En el mercado ilegal, la cotización se ubicaba en 18 bolívares por dólar, brecha del 300 por ciento respecto de la oficial, diferencia que no se redujo luego del ajuste cambiario. Prueba que el precio de la divisa en el circuito informal está ligado al movimiento de excedentes de la actividad no registrada y a su fuga al exterior más que a la relación con otras variables de la economía. En el caso venezolano, la brecha también está vinculada con la debilidad en el control sobre las importaciones. Las maniobras de sobrefacturación de grandes firmas que recibían los dólares por parte del gobierno alimentaban el mercado paralelo. Para obturar esa operación que les reportaba abultadas ganancias a esas empresas se anunciaron dos medidas, además de la devaluación: una de ellas es implementar un control de seguimiento de la ruta de los dólares asignados a cada importador para verificar el ingreso de la cantidad de productos declarados, y la otra es que divisas a la cotización oficial sólo serán giradas para importaciones de bienes necesarios para satisfacer demandas sociales.
n Segunda diferencia: recién con las últimas medidas, Venezuela intenta instrumentar un régimen de administración del comercio exterior más efectivo, en especial sobre las importaciones, mientras que Argentina en comparación tiene una mejor estructura de fiscalización, lo que no significa que no sean indispensables mayores controles en la Aduana.
La economía venezolana tiene una industria muy poco desarrollada y, por lo tanto, fuertemente dependiente de las importaciones, destacándose el rubro alimentos, muy sensible para el presupuesto de los hogares, en especial para los de medios y bajos ingresos. A la vez exhibe un marcado carácter rentístico determinado por la producción petrolera. En un informe sobre la devaluación venezolana publicado en el sitio web sinpermiso, el economista Rolando Astarita señala que, de acuerdo con datos de la compañía estatal Pdvsa, de 1999 a 2012 el Estado tuvo un ingreso de 383.233 millones de dólares provenientes del petróleo. “Este ingreso no dio lugar a un proceso de industrialización sostenida, ni al desarrollo de sectores productivos de alto valor agregado”, observa, pero a la vez señala que una parte importante de esos recursos fue destinada a mejorar la calidad de vida de la población más humilde, sobresaliendo el plan de viviendas. Mark Weisbrot y Jake Johnston, del Center for Economic and Policy Research, de Washington, detallan en el documento “¿Es sostenible la recuperación económica de Venezuela?” que el programa del gobierno para la construcción de viviendas en 2011 alcanzó las 147 mil viviendas, siendo el sector público responsable de las dos terceras partes del total, mientras que el sector privado, el tercio restante. El año pasado, la cantidad de viviendas construidas fue de 200 mil.
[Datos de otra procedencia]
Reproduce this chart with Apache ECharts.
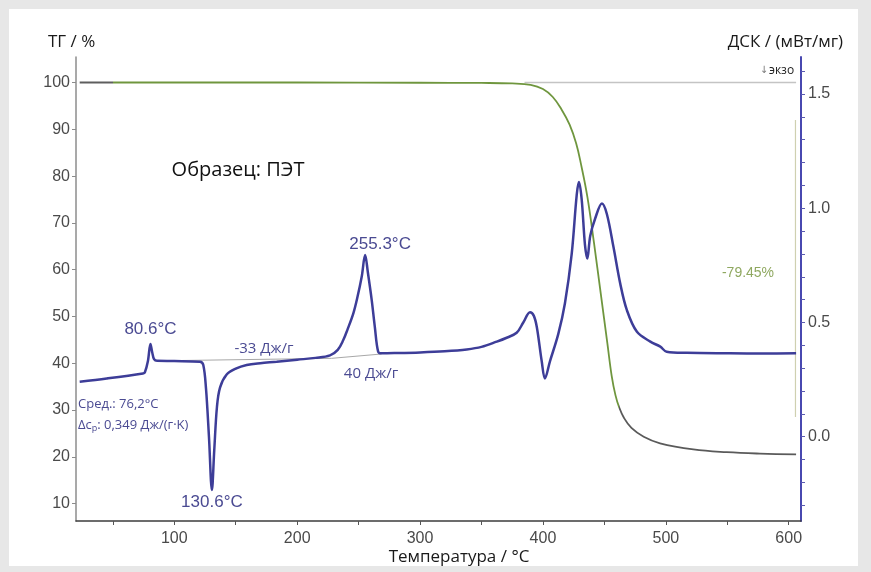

n Tercera diferencia: Venezuela es monoexportador, concentrado en el petróleo, generando una renta extraordinaria, con una muy débil industria local y dependiente de la importación, fundamentalmente de alimentos. Argentina tiene una estructura de comercio exterior diversificada, aunque con importante peso del complejo oleaginoso (soja), que evitó la reprimarización de sus exportaciones en la primera década del nuevo siglo, a contramano de la mayoría de los países de la región, según la Cepal (por ejemplo, en Venezuela, el 96 por ciento de los ingresos por exportaciones del año pasado provinieron de la petrolera Pdvsa y sus asociadas). Además posee una industria local más compleja y tiene garantizada su soberanía alimentaria al no requerir importaciones para cubrir los bienes de la canasta básica de los hogares.
La breve descripción del caso venezolano y sus diferencias con el argentino revela que la devaluación del bolívar respondió a particularidades de esa economía, que el año pasado creció 5,5 por ciento y en el anterior se había expandido el 4 por ciento, con un superávit de cuenta corriente del 4,5 por ciento del Producto, detallan Weisbrot y Johnston.
Las dos economías registran similitudes en transitar el actual ciclo político con aumentos de precios bastante por encima del promedio regional y fuga de capitales (de febrero de 2003 a fines de 2012 sumó 144.900 millones de dólares, de acuerdo con el Banco Central de Venezuela), con conflictos específicos en cada país, pero que reflejan en ambos la resistencia de las tradicionales elites empresarias.
El intento de mostrar la fuerte devaluación venezolana como destino inevitable de la economía argentina se basa en consolidar en el sentido común que las presiones del “mercado” inexorablemente terminarán por imponerse frente a cualquier regulación de Estado, ya sea en la plaza cambiaria o en el control de precios. La prédica incansable afirma que la única economía sana y posible es la que se sustenta en la absoluta libertad de mercado. Para escapar de ese jaque, cantado diariamente con el tema precios y el dólar ilegal, la gestión económica se enfrenta al desafío de ser eficiente en los hechos cotidianos, respondiendo a las demandas de las mayorías. De ese modo podrá minimizar el daño simbólico del discurso conservador que descalifica permanentemente la imprescindible intervención del Estado en la economía.